Este fenómeno guarda una estrecha relación con la depresión: ese estado de apatía que nos vuelve indiferentes incluso hacia la vida misma. Y si la vida es amor, su ausencia solo puede conducir a la soledad, la tristeza y, en última instancia, la tragedia.
Por eso insisto: el odio no es lo contrario del amor; lo es la indiferencia. Esta última transforma a los amigos en extraños, a las parejas en recuerdos borrosos, a la familia en meros rostros sin significado. Te convierte en un ser que respira por inercia, no por el placer de sentir el aire; que camina porque sus piernas se mueven, no por el gusto de recorrer un campo verde.

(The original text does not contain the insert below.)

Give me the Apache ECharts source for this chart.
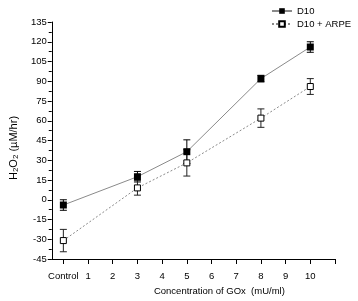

Al final, nos volvemos huecos.
La indiferencia es, también, abandono. Abandono de lo que alguna vez nos dio alegría, paz o felicidad. No siempre es un abismo que nos consume, pero sí un peligro latente: moldea vidas de formas imprevistas, alejándonos de quienes fuimos.
Para cerrar, me planteo una pregunta, como persona que ama su entorno, que ha vivido, sentido y tal vez aún arrastra sombras del pasado: ¿Acaso me importas aún?